Benefits of Bredesen's proposal:

  • Focus is on expenses, not finding new revenues.  New revenues don't let you kick the can down the road, but new revenues can shorten the time period to completion.
  • Gentle phase-in.  Not chop, but not back-load.
  • Simple and clear, no gobbledygook.  Public can follow. Each year, a simple question.  Do the budgets add up to $3.316 trillion or not?
  • Resistant to the usual game-playing.  Selling assets, overestimating revenues, etc.
  • Not grand gestures, political theater.  Lots of detailed choices proposed by people closest to the front lines.
  • Grown-up way to budget.

Summary of Marsha Blackburn's balanced budget proposal sent by Blackburn's campaign


  • The national debt currently sits at 21.4 trillion dollars.  This is the result of prior Republican and Democrat administrations kicking the can down the road and refusing to tighten Washington's fiscal belt.   

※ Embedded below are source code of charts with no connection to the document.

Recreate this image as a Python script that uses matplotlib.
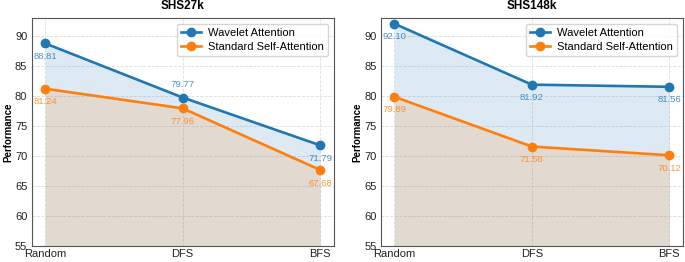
import matplotlib.pyplot as plt
import matplotlib

matplotlib.rcParams['font.family'] = ['Liberation Sans', 'DejaVu Sans']
matplotlib.rcParams['font.size'] = 8

strategies = ['Random', 'DFS', 'BFS']
titles = ['SHS27k', 'SHS148k']
wavelet = [[88.81, 79.77, 71.79], [92.10, 81.92, 81.56]]
standard = [[81.24, 77.96, 67.68], [79.89, 71.58, 70.12]]
# label above (+1) or below (-1) the wavelet point
wavelet_side = [[-1, 1, -1], [-1, -1, -1]]

blue = '#1f77b4'
orange = '#ff7f0e'

fig, axes = plt.subplots(1, 2, figsize=(6.85, 2.62), dpi=100)
fig.subplots_adjust(left=0.046, right=0.997, top=0.93, bottom=0.062, wspace=0.155)

x = range(len(strategies))
for k, ax in enumerate(axes):
    w = wavelet[k]
    s = standard[k]
    ax.fill_between(x, w, 55, color=blue, alpha=0.15, lw=0)
    ax.fill_between(x, s, 55, color=orange, alpha=0.15, lw=0)
    ax.plot(x, w, '-o', color=blue, lw=1.9, ms=6, label='Wavelet Attention')
    ax.plot(x, s, '-o', color=orange, lw=1.9, ms=6, label='Standard Self-Attention')
    for i in x:
        ax.annotate(f'{w[i]:.2f}', (i, w[i]), xytext=(0, 9.5 * wavelet_side[k][i]),
                    textcoords='offset points', ha='center', va='center',
                    fontsize=6.8, color=blue, alpha=0.8)
        ax.annotate(f'{s[i]:.2f}', (i, s[i]), xytext=(0, -9.5), textcoords='offset points',
                    ha='center', va='center', fontsize=6.8, color=orange, alpha=0.8)
    ax.set_xlim(-0.1, 2.1)
    ax.set_ylim(55, 93)
    ax.set_xticks(list(x))
    ax.set_xticklabels(strategies)
    ax.set_yticks([55, 60, 65, 70, 75, 80, 85, 90])
    ax.grid(True, linestyle='--', color='#dddddd', lw=0.6)
    ax.set_axisbelow(True)
    for sp in ax.spines.values():
        sp.set_color('#555555')
    ax.tick_params(length=0, colors='#222222', labelsize=8)
    ax.tick_params(axis='x', pad=2.5)
    ax.tick_params(axis='y', pad=3)
    ax.set_title(titles[k], fontweight='bold', fontsize=8.5, pad=7)
    ax.set_ylabel('Performance', fontweight='bold', fontsize=7, labelpad=1.5)
    ax.legend(loc='upper right', fontsize=8, handlelength=1.8, borderpad=0.4,
              labelspacing=0.3, handletextpad=0.6)

plt.savefig('out.png', dpi=100)
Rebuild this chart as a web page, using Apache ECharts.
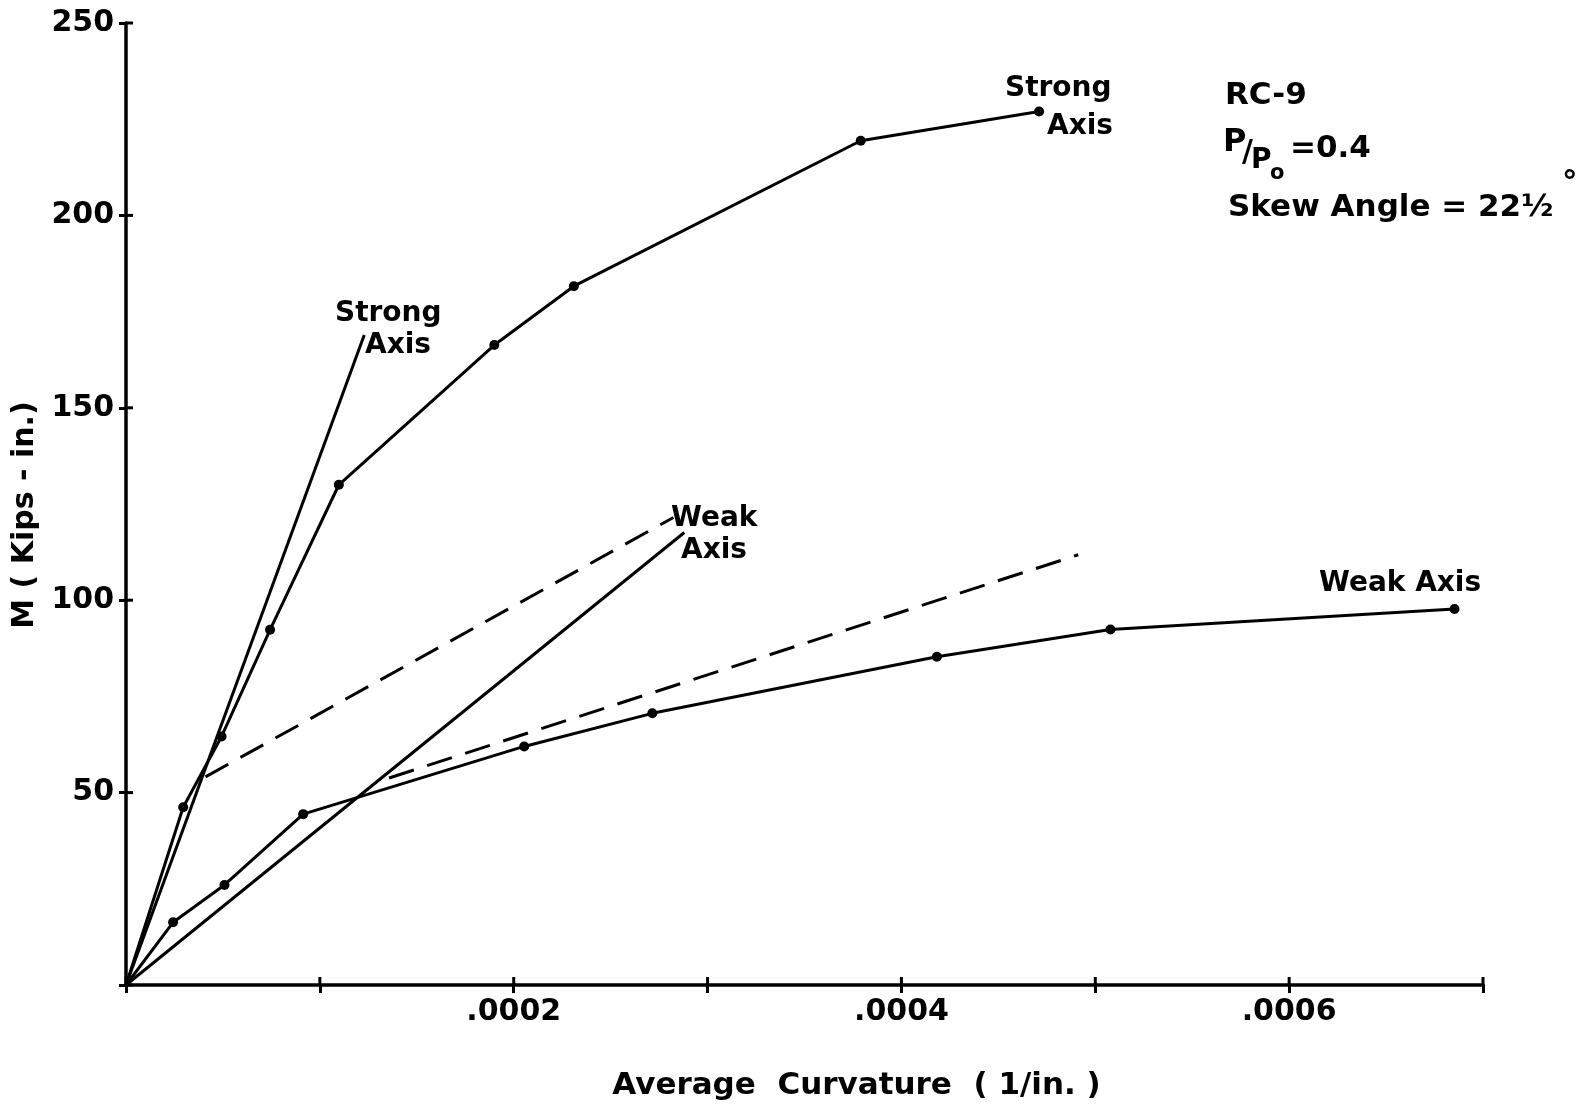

  • We must stand ready to make difficult choices.  Blackburn's pathway to balance the budget and reduce our long-term debt involves the following: 


  • Congress should pass a Balanced Budget Amendment to the Constitution requiring the federal government to balance its budget just like our state is required. Such an amendment would be approved by two thirds of the House and Senate and ratified by three-fourths of the states. 


  • Across the board spending cuts – with an exception for military spending – are a solution that would reduce spending in a neutral and fair manner because everyone shoulders some of the responsibility.  The advantage of passing such legislation is that it can be acted upon quickly.  Time is of the essence, and our national debt continues to skyrocket out of control.
  • In addition, mandatory spending accounts for approximately 60 percent of all federal monies spent.  Social Security is projected to be insolvent by 2034 and Medicare will run out of money by 2026. We must reform entitlement programs by embracing ideas such as block granting Medicaid to the states. Our trust funds, Social Security and Medicare must be stabilized for younger workers, and eligibility requirements reviewed to save these programs for future generations. 


  • The Tax Cuts and Jobs Act has spurred the economy to four percent growth, sustained record low unemployment, and put more money into the pockets of hard-working Tennesseans.  These tax cuts were not "crumbs."  Rather, they were a solution that yielded tremendous economic impacts.
  • Congress should move to make the tax cuts permanent and examine further cuts for the middle class and small businesses.  Cutting spending alone will not solve the problem, we must grow our economy.  Tennesseans have witnessed first hand the benefits of economic growth resulting from low taxation.